Era tutto bello, era magnifico, ora lo so!
Stavo bene!

Montagna e non città. Dove venivo riassorbito, risucchiato da tutto. Una giostra, come l'ha descritta Terzani, da cui scendere è diventato sempre più difficile, finanche impossibile quasi.
Piovra che ti avvolge e stringe fino alla gola per soffocarti ed impedirti di essere animale in nome della civiltà o peggio, del progresso.
Eppure oggi non mi sento progredito, se guardo indietro agli anni spesi. Avrei potuto spenderli forse più ad osservare gocce cadere dalla grondaia o le nuvole grigie nel cielo basso o a rabbrividire nel freddo del mattino. Ma la vita non ha deciso così per me, ha lasciato che arrivassi fino ad oggi. Ma oggi riaffiora il ricordo e la nostalgia. Sono momenti condivisi con amici che ormai sono molto più assorbiti di me, perché convinti che “così va la vita”.
Io no!
Nel ricordare, nello stesso scrivere ora, ho un dolore sordo allo stomaco, dentro. Ho male e allo stesso tempo sorge forte incomprimibile, la decisione, irrinunciabile.
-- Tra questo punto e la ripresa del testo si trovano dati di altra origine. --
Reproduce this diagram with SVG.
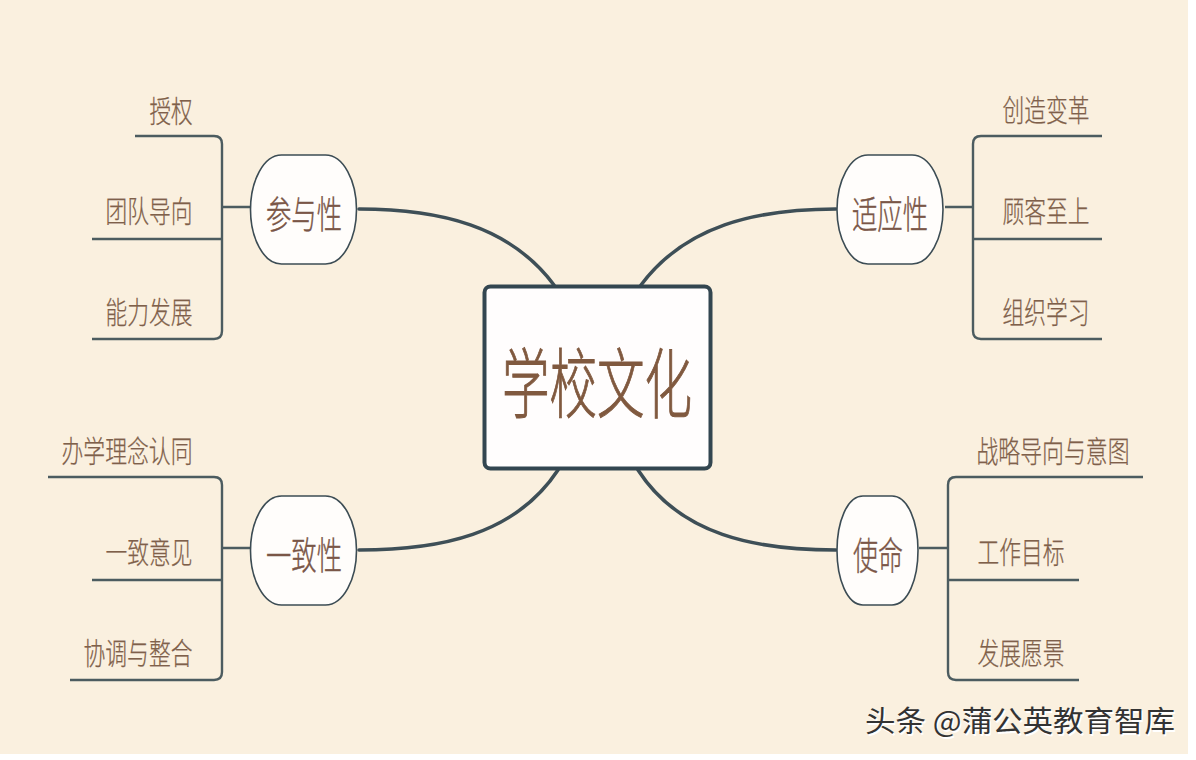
<svg xmlns="http://www.w3.org/2000/svg" width="1196" height="760" viewBox="0 0 1196 760">
<style>
text{font-family:"Noto Sans CJK SC","Liberation Sans",sans-serif;fill:#86664e;text-anchor:middle;font-weight:300}
.leaf{font-size:30px;fill:#7f604a;stroke:#7f604a;stroke-width:0.25}
.topic{font-size:38px;fill:#7a5647;stroke:#7a5647;stroke-width:0.4}
.node{fill:#fffdfb;stroke:#3c4c54;stroke-width:1.6}
.conn{fill:none;stroke:#3e4f57;stroke-width:3.5;stroke-linecap:round}
.br{fill:none;stroke:#4c5c60;stroke-width:2.4}
.wm{font-size:29px;font-weight:400}
</style>
<defs>
<path id="blob" d="M31 0H75C93 0 106 26 106 54.500C106 83 93 109 75 109H31C13 109 0 83 0 54.500C0 26 13 0 31 0Z"/>
<path id="blob2" d="M26 0H55C71 0 81 26 81 54.500C81 83 71 109 55 109H26C10 109 0 83 0 54.500C0 26 10 0 26 0Z"/>
</defs>
<rect width="1196" height="760" fill="#ffffff"/>
<rect width="1188" height="754" fill="#faf0df"/>
<g id="connectors">
<path class="conn" d="M359 209C440 209 510 226 554 285"/>
<path class="conn" d="M836 209C755 209 685 226 641 285"/>
<path class="conn" d="M359 550C440 550 515 535 558 470"/>
<path class="conn" d="M836 550C755 550 680 535 638 470"/>
<path class="br" d="M135 136H214Q222 136 222 144V331Q222 339 214 339H92M92 239H222M222 207H250"/>
<path class="br" d="M1102 136H981Q973 136 973 144V331Q973 339 981 339H1102M973 239H1102M973 207H945"/>
<path class="br" d="M48 477H214Q222 477 222 485V672Q222 680 214 680H70M92 580H222M222 548H250"/>
<path class="br" d="M1143 477H956Q948 477 948 485V672Q948 680 956 680H1079M948 580H1079M948 548H919"/>
</g>
<g id="root"><rect x="484.500" y="286.500" width="226" height="182" rx="6" fill="#fffdfd" stroke="#334650" stroke-width="4"/><text x="597" y="412" font-size="76" textLength="190" lengthAdjust="spacingAndGlyphs" style="fill:#80593f;stroke:#80593f;stroke-width:1">学校文化</text></g>
<g id="n1"><use href="#blob" class="node" x="250.500" y="155"/><text class="topic" x="304" y="228" textLength="76" lengthAdjust="spacingAndGlyphs">参与性</text></g>
<g id="n2"><use href="#blob" class="node" x="837" y="155"/><text class="topic" x="890" y="228" textLength="76" lengthAdjust="spacingAndGlyphs">适应性</text></g>
<g id="n3"><use href="#blob" class="node" x="250.500" y="496"/><text class="topic" x="304" y="569" textLength="76" lengthAdjust="spacingAndGlyphs">一致性</text></g>
<g id="n4"><use href="#blob2" class="node" x="837" y="496"/><text class="topic" x="878" y="569" textLength="50" lengthAdjust="spacingAndGlyphs">使命</text></g>
<g id="l1"><text class="leaf" x="171" y="122" textLength="43" lengthAdjust="spacingAndGlyphs">授权</text></g>
<g id="l2"><text class="leaf" x="149" y="222" textLength="87" lengthAdjust="spacingAndGlyphs">团队导向</text></g>
<g id="l3"><text class="leaf" x="149" y="323" textLength="87" lengthAdjust="spacingAndGlyphs">能力发展</text></g>
<g id="l4"><text class="leaf" x="1046" y="121" textLength="87" lengthAdjust="spacingAndGlyphs">创造变革</text></g>
<g id="l5"><text class="leaf" x="1046" y="222" textLength="87" lengthAdjust="spacingAndGlyphs">顾客至上</text></g>
<g id="l6"><text class="leaf" x="1046" y="323" textLength="87" lengthAdjust="spacingAndGlyphs">组织学习</text></g>
<g id="l7"><text class="leaf" x="127" y="462" textLength="131" lengthAdjust="spacingAndGlyphs">办学理念认同</text></g>
<g id="l8"><text class="leaf" x="149" y="563" textLength="87" lengthAdjust="spacingAndGlyphs">一致意见</text></g>
<g id="l9"><text class="leaf" x="138" y="664" textLength="109" lengthAdjust="spacingAndGlyphs">协调与整合</text></g>
<g id="l10"><text class="leaf" x="1053" y="462" textLength="153" lengthAdjust="spacingAndGlyphs">战略导向与意图</text></g>
<g id="l11"><text class="leaf" x="1021" y="563" textLength="87" lengthAdjust="spacingAndGlyphs">工作目标</text></g>
<g id="l12"><text class="leaf" x="1021" y="664" textLength="87" lengthAdjust="spacingAndGlyphs">发展愿景</text></g>
<g id="watermark"><text class="wm" x="1021.500" y="733.500" textLength="310" lengthAdjust="spacingAndGlyphs" style="fill:#ffffff">头条 @蒲公英教育智库</text><text class="wm" x="1020" y="732" textLength="310" lengthAdjust="spacingAndGlyphs" style="fill:#333333">头条 @蒲公英教育智库</text></g>
</svg>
Ne approfitto, sto segando la fune che mi tiene qui, e piano piano la lama, seppure rovinata dal tempo, arrugginita forse, sta sfilacciandola, la fune, e vedo i trefoli staccarsi, spezzarsi e dividersi e sento la tensione che sta diminuendo, sento che sta per staccarsi tutto e farmi fare il balzo; forse con lo strattone dello strappo cadrò e mi farò anche graffi, ma staccherò la fune, la sto staccando e tornerò ad assorbire quegli odori, di pino bagnato, di terra umida di pioggia o di sole nel mattino, ad aprire i polmoni all'aria fresca e fredda, o ad immergere il viso nell'acqua gelida della fontana. Non ci saranno più materialmente quelle persone che un tempo c'erano. Ne avvertirò la mancanza. Ma è una pagina nuova, non serve dolersi della vecchia, non si gira indietro, non si può. Però tornerò là e ringrazierò di questa fortuna: avere il desiderio di vivere.
Per me quella è la Vita: “la montagna e non la città”!